The [Iowa] statute does not limit the remedy to cases of bad faith, and evidently contemplated such a proceeding whenever the claim by the client against the attorney is for money received in his professional capacity_ There is nothing unreasonable or unjust in compelling the attorney, as an officer of the court, to answer summarily as to money collected for his client.... The fact that the client has a legal remedy for the recov*866ery of the money does not affect the right of the court to see that its own officer does not act contrary to his duty.... In the summary proceeding the court has the power to adjust any set-off which the attorney may have on account of fees or other charges due to him in connection with the proceeding in which he received the money in question, or as the result of any other services for which he has a lien on money of his client coming into his hands.

Union Bldg. & Sav. Ass’n v. Soderquist, et al., 115 Iowa 695, 87 N.W. 433, 434 (1901) (citations omitted).

I would therefore vacate and remand for further summary proceedings under the statute.

. The Superior Court relied on language in People’s Savings Bank v. Chesley, 138 Me. 353, 26 A.2d 632 (1942), for its conclusion that a fee dispute prevented use of the summary proceeding, but that language dealt specifically with actions at common law, not proceedings under the statute. Id. at 357-58, 26 A.2d 632.
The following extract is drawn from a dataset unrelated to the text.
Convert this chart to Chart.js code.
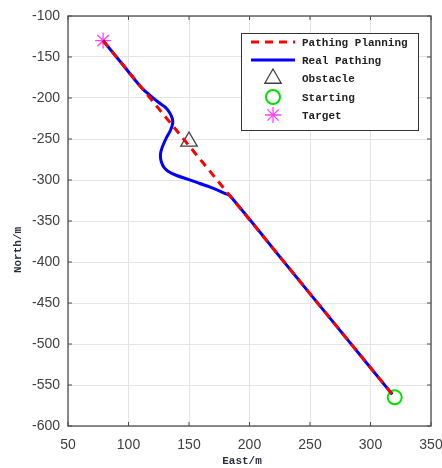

. Chesley was careful to state that discretion whether to entertain a summary proceeding existed at common law, 138 Me. at 356, 26 A.2d 632, not under the Maine statute, id. at 357, 26 A.2d 632 (“There is no provision here [in the statute] for discharge of the motion and rule as a matter of discretion”). Grant dealt with the Court’s common law power to protect the integrity of the judicial system and quoted Chesley's references to discretion in that context, 487 A.2d at 630, while recognizing explicitly that "a client’s proceeding to recover money on a claim 'left with’ the attorney for collection” is governed by the statute. Id. at n. 3.